Of course we see that result all the time, as unanticipated shifts in family dynamics follow death and remarriage. When two people with grown families marry, they seldom consider, much less carefully plan, what will happen when the inevitable occurs. Now an interesting case — and, interestingly, again out of Provo, Utah — raises an unusual variant of the same story.

Harold and Edith LeFevre had seven adult children. After Edith died in 1987, Harold married Ellen Stout, who had five grown children of her own. When Harold died in 1993, he had made no estate plan at all. The second Mrs. LeFevre met with her late husband’s children to discuss his estate, and they all agreed that she should live in the family home for the rest of her life. She agreed that she would create a trust that left the home to the children, and that she would handle the probate of Harold’s estate to get the house into the trust.

One month after Harold’s death his widow met with her attorney to plan her own estate. The trust she had him prepare, however, did not resemble the agreement she had entered into with her stepchildren. Instead, the LeFevre family home was left half to her stepchildren and half to her own children.

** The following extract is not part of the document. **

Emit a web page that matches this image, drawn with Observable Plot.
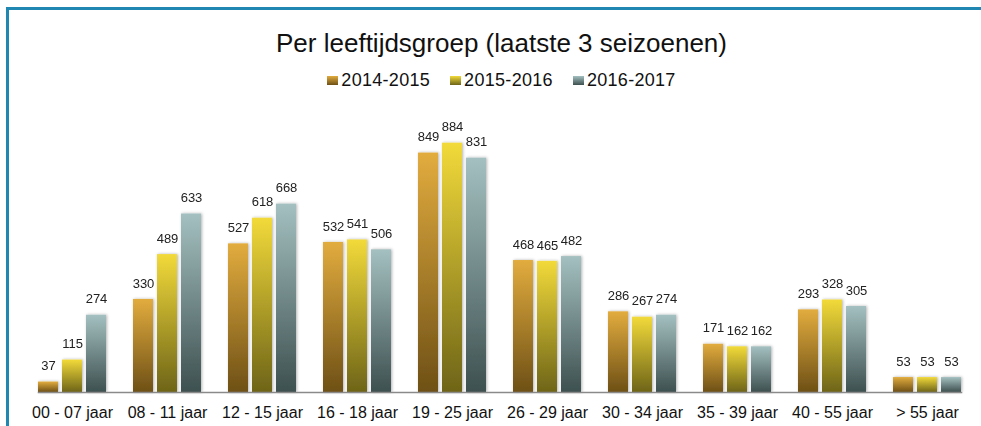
<!DOCTYPE html>
<html>
<head>
<meta charset="utf-8">
<script src="https://cdn.jsdelivr.net/npm/d3@7"></script>
<script src="https://cdn.jsdelivr.net/npm/@observablehq/plot@0.6"></script>
<style>
html, body { margin: 0; padding: 0; background: #fff; width: 981px; height: 426px; overflow: hidden;
  font-family: "Liberation Sans", Arial, Helvetica, sans-serif; }
#frame { position: absolute; left: 6px; top: 7px; width: 1100px; height: 600px;
  border-top: 3px solid #1f87b1; border-left: 3px solid #1f87b1; pointer-events: none; z-index: 5; }
#head { position: relative; height: 92px; }
#title { position: absolute; left: 22px; right: 0; top: 28px; line-height: 30px; font-size: 26px;
  text-align: center; color: #111; white-space: nowrap; }
#legend { position: absolute; left: 22px; right: 0; top: 69px; line-height: 22px; font-size: 18px;
  letter-spacing: 0.3px; display: flex; justify-content: center; color: #111; }
#legend .item { display: flex; align-items: center; margin: 0 10px; }
#legend .sw { width: 11px; height: 9px; margin-right: 3px; margin-top: 1px; }
#chart svg { display: block; }
</style>
</head>
<body>
<div id="frame"></div>
<div id="head">
  <div id="title"></div>
  <div id="legend"></div>
</div>
<div id="chart"></div>
<script>
const titleText = "Per leeftijdsgroep (laatste 3 seizoenen)";
const groups = ["00 - 07 jaar", "08 - 11 jaar", "12 - 15 jaar", "16 - 18 jaar", "19 - 25 jaar",
  "26 - 29 jaar", "30 - 34 jaar", "35 - 39 jaar", "40 - 55 jaar", "> 55 jaar"];
const seasons = ["2014-2015", "2015-2016", "2016-2017"];
const v2014 = [37, 330, 527, 532, 849, 468, 286, 171, 293, 53];
const v2015 = [115, 489, 618, 541, 884, 465, 267, 162, 328, 53];
const v2016 = [274, 633, 668, 506, 831, 482, 274, 162, 305, 53];
const gradTop = ["#e2ac3e", "#f2da3a", "#a4c0c0"];
const gradBottom = ["#6e5016", "#6e6418", "#3e5050"];

const series = [v2014, v2015, v2016];
const data = groups.flatMap((g, i) => seasons.map((s, j) => ({group: g, season: s, value: series[j][i]})));

document.getElementById("title").textContent = titleText;
const legend = d3.select("#legend");
seasons.forEach((s, j) => {
  const it = legend.append("div").attr("class", "item");
  it.append("div").attr("class", "sw")
    .style("background", `linear-gradient(${gradTop[j]}, ${gradBottom[j]})`);
  it.append("span").text(s);
});

const chart = Plot.plot({
  width: 981,
  height: 334,
  marginLeft: 24,
  marginRight: 5,
  marginTop: 18,
  marginBottom: 34,
  style: {fontFamily: '"Liberation Sans", Arial, Helvetica, sans-serif', fontSize: "16px", background: "transparent", color: "#111"},
  fx: {domain: groups, paddingInner: 0.28, paddingOuter: 0.14, label: null, axis: "bottom", tickSize: 0, tickPadding: 14},
  x: {domain: seasons, axis: null, paddingInner: 0.17, paddingOuter: 0},
  y: {domain: [0, 1000], axis: null},
  color: {type: "ordinal", domain: seasons, range: seasons.map((s, j) => `url(#grad${j})`)},
  marks: [
    Plot.barY(data, {fx: "group", x: "season", y: "value", fill: "season"}),
    Plot.text(data, {fx: "group", x: "season", y: "value", text: d => String(d.value), dy: -16, fontSize: 13, fill: "#222"}),
    Plot.frame({anchor: "bottom", facet: "super", stroke: "#8a8a8a", strokeWidth: 1.5})
  ]
});

const svg = d3.select(chart);
const defs = svg.insert("defs", ":first-child");
seasons.forEach((s, j) => {
  const lg = defs.append("linearGradient").attr("id", `grad${j}`)
    .attr("x1", 0).attr("y1", 0).attr("x2", 0).attr("y2", 1);
  lg.append("stop").attr("offset", 0).attr("stop-color", gradTop[j]);
  lg.append("stop").attr("offset", 1).attr("stop-color", gradBottom[j]);
});
const f = defs.append("filter").attr("id", "barShadow").attr("x", "-30%").attr("y", "-10%").attr("width", "160%").attr("height", "120%");
f.append("feDropShadow").attr("dx", 1).attr("dy", 0).attr("stdDeviation", 1.5)
  .attr("flood-color", "#000").attr("flood-opacity", 0.3);
svg.selectAll('g[aria-label="bar"]').attr("filter", "url(#barShadow)");

document.getElementById("chart").appendChild(chart);
</script>
</body>
</html>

Ellen then handled the probate of her late husband’s estate, transferring the residence into the trust she had created. Two years later, she amended the trust to disinherit the LeFevre children altogether, leaving the home and all her other assets to her children only.

For nearly a decade Ellen LeFevre lived in the home, becoming increasingly reclusive and withdrawn. Her son encouraged her to cut off communication with her stepchildren, and when she died in 2004 they were not even aware of the fact for some months. After they learned of her death and requested a copy of the trust, they were surprised to learn that they would not receive any portion of their father’s estate.

In a contested proceeding, the probate judge imposed a “constructive” trust, ruling that Ellen LeFevre had agreed to place the home in trust and then had violated that agreement. The Utah Court of Appeals agreed, and ordered that the home be transferred back to the LeFevre children.

According to the appellate judges, Ellen LeFevre had entered into a valid agreement, she had breached the terms of that agreement, and her children had been “unjustly enriched” as a result of her breach. The appellate court did not agree with the children that they should have their attorney’s fees paid by Ellen LeFevre’s estate. In the Matter of the Estate of LeFevre, October 9, 2009.